I’ve always allowed comments on this blog, and even allow people to disagree. I rarely moderate comments except when they’re inappropriate. But one of the issues I have to deal with is comment spam. I moderated the comments by hand for well over a decade but it gradually turned into hours of work each week.
So, I installed Akismet. It costs $120/year to auto-filter spam. Well worth it. Well, recently I went over the limit–this site gets 14,000 spam checks per month. That puts me on the Enterprise plan, bringing the cost to at least $2,400/year. But I’m just one guy running a personal blog!
I have absolutely avoided captchas. I can’t imagine inflicting on visitors the pain of trying to identify the letters, find all the bicycles on rotating images, or solve a puzzle. Captcha’s have a real cost to humanity:
“Based on our data, it takes a user on average 32 seconds to complete a CAPTCHA challenge. There are 4.6 billion global Internet users. We assume a typical Internet user sees approximately one CAPTCHA every 10 days.
This very simple back of the envelope math equates to somewhere in the order of 500 human years wasted every single day — just for us to prove our humanity.”
https://blog.cloudflare.com/introducing-cryptographic-attestation-of-personhood/
Wasting human capital is evil. I don’t want to be responsible for wasting 500 human years a day.
So I switched to Cloudflare Turnstile. It takes a different approach. Instead of filtering spam, it filters bots. Since most spammers are bots this works pretty well. First off–we have to ask when do I care that a visitor is a human vs a bot. I don’t care that a bot reads the content. That can be good. For the purposes of spam, I generally care to stop bots from entering comments. So there’s no degradation of experience at all to both bots and humans if they’re not leaving a comment–bots are welcome.

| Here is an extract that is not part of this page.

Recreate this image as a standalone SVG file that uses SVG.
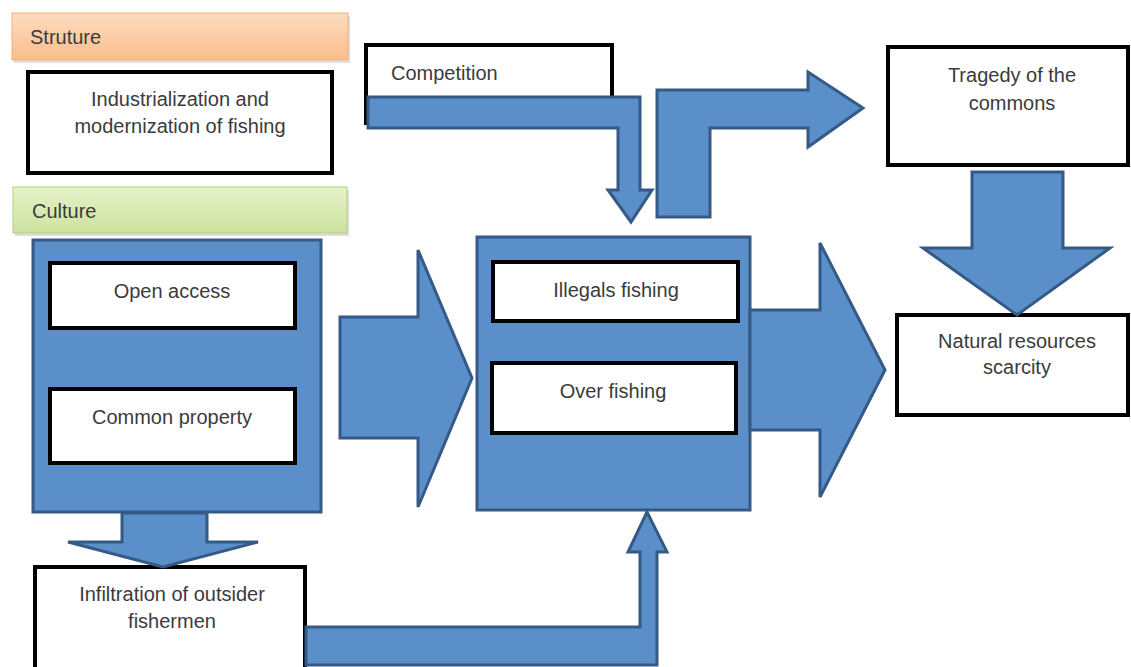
<svg xmlns="http://www.w3.org/2000/svg" width="1131" height="667" viewBox="0 0 1131 667">
  <defs>
    <linearGradient id="orangeFill" x1="0" y1="0" x2="0" y2="1">
      <stop offset="0" stop-color="#fddcc0"/>
      <stop offset="1" stop-color="#f9bd8c"/>
    </linearGradient>
    <linearGradient id="greenFill" x1="0" y1="0" x2="0" y2="1">
      <stop offset="0" stop-color="#e6f2c8"/>
      <stop offset="1" stop-color="#cde39f"/>
    </linearGradient>
  </defs>
  <style>
    .lbl { font-family: "Liberation Sans", Arial, sans-serif; font-size: 20px; fill: #3b3b3b; }
    .mid { text-anchor: middle; }
    .box { fill: #ffffff; stroke: #000000; stroke-width: 4; }
    .panel { fill: #5b8fca; stroke: #355a86; stroke-width: 3; }
    .arrow { fill: #5b8fca; stroke: #355a86; stroke-width: 3; stroke-linejoin: miter; }
    .shadow { fill: #c8c8c8; opacity: 0.6; }
  </style>

  <rect width="1131" height="667" fill="#ffffff"/>

  <!-- category banner: structure -->
  <g id="structure-banner">
    <rect class="shadow" x="14" y="16" width="336" height="47"/>
    <rect x="12" y="13" width="336" height="47" fill="url(#orangeFill)" stroke="#f2b07c" stroke-width="1"/>
    <text class="lbl" x="30" y="44">Struture</text>
  </g>

  <g id="industrialization">
    <rect class="box" x="28" y="72" width="304" height="101"/>
    <text class="lbl mid" x="180" y="106">Industrialization and</text>
    <text class="lbl mid" x="180" y="133">modernization of fishing</text>
  </g>

  <!-- category banner: culture -->
  <g id="culture-banner">
    <rect class="shadow" x="15" y="190" width="334" height="46"/>
    <rect x="13" y="187" width="334" height="46" fill="url(#greenFill)" stroke="#b2cf82" stroke-width="1"/>
    <text class="lbl" x="32" y="218">Culture</text>
  </g>

  <!-- culture panel with its two factors -->
  <g id="culture-panel">
    <rect class="panel" x="33" y="240" width="288" height="272"/>
  </g>
  <g id="open-access">
    <rect class="box" x="50" y="263" width="245" height="65"/>
    <text class="lbl mid" x="172" y="298">Open access</text>
  </g>
  <g id="common-property">
    <rect class="box" x="50" y="389" width="245" height="74"/>
    <text class="lbl mid" x="172" y="424">Common property</text>
  </g>

  <g id="competition">
    <rect class="box" x="366" y="45" width="246" height="78"/>
    <text class="lbl" x="391" y="80">Competition</text>
  </g>

  <!-- central panel: fishing practices -->
  <g id="fishing-panel">
    <rect class="panel" x="477" y="237" width="273" height="273"/>
  </g>
  <g id="illegal-fishing">
    <rect class="box" x="493" y="262" width="245" height="59"/>
    <text class="lbl mid" x="616" y="297">Illegals fishing</text>
  </g>
  <g id="over-fishing">
    <rect class="box" x="492" y="363" width="244" height="70"/>
    <text class="lbl mid" x="613" y="398">Over fishing</text>
  </g>

  <g id="tragedy">
    <rect class="box" x="888" y="47" width="240" height="118"/>
    <text class="lbl mid" x="1012" y="82">Tragedy of the</text>
    <text class="lbl mid" x="1012" y="110">commons</text>
  </g>

  <g id="scarcity">
    <rect class="box" x="897" y="315" width="231" height="100"/>
    <text class="lbl mid" x="1017" y="348">Natural resources</text>
    <text class="lbl mid" x="1017" y="374">scarcity</text>
  </g>

  <g id="infiltration">
    <rect class="box" x="35" y="567" width="270" height="106"/>
    <text class="lbl mid" x="172" y="601">Infiltration of outsider</text>
    <text class="lbl mid" x="172" y="628">fishermen</text>
  </g>

  <!-- block arrows -->
  <g id="connectors">
    <!-- culture -> fishing practices -->
    <path class="arrow" d="M340,317 L418,317 L418,250 L472,378 L418,507 L418,438 L340,438 Z"/>
    <!-- fishing practices -> scarcity -->
    <path class="arrow" d="M750,310 L820,310 L820,243 L885,370 L820,497 L820,430 L750,430 Z"/>
    <!-- competition -> fishing practices -->
    <path class="arrow" d="M368,97 L640,97 L640,190 L652,190 L631,222 L608,190 L618,190 L618,128 L368,128 Z"/>
    <!-- fishing practices -> tragedy of the commons -->
    <path class="arrow" d="M657,217 L657,90 L808,90 L808,72 L863,108 L808,147 L808,128 L710,128 L710,217 Z"/>
    <!-- tragedy -> scarcity -->
    <path class="arrow" d="M972,172 L1063,172 L1063,248 L1110,248 L1017,315 L923,248 L972,248 Z"/>
    <!-- culture -> infiltration -->
    <path class="arrow" d="M122,513 L207,513 L207,542 L258,542 L163,567 L68,542 L122,542 Z"/>
    <!-- infiltration -> fishing practices -->
    <path class="arrow" d="M306,627 L640,627 L640,552 L628,552 L647,512 L667,552 L657,552 L657,665 L306,665 Z"/>
  </g>
</svg>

But as soon as you want to leave a comment, that’s a different story:
Turnstile will run a few tests to see if you’re a human. If Turnstile can determine that you’re human behind the scenes, it’s not even going to make you solve a puzzle. No human capital wasted. You will see nothing at all and can just leave a comment. But if your IP address or behavior looks somewhat suspicious (more likely if you’re using a VPN or using TOR) then it will display a checkbox. Click the checkbox to prove you’re a human–which I think is very minimal cost to leave a comment.
After using Turnstile for a few months–it works really well and I’m going to keep it. Now I do think Akismet is better. Akisment blocks spam, Turnstile merely blocks bots. It so happens that most spam is from bots, but not all. Turnstile has let some non-automated spam through. 2 spam comments total were held in moderation out of 30,000. So I have a 0.000067% failure rate–I’m pretty sure they were left by a human. But to manually delete 2 spam comments every couple months I’ll take the $2,400!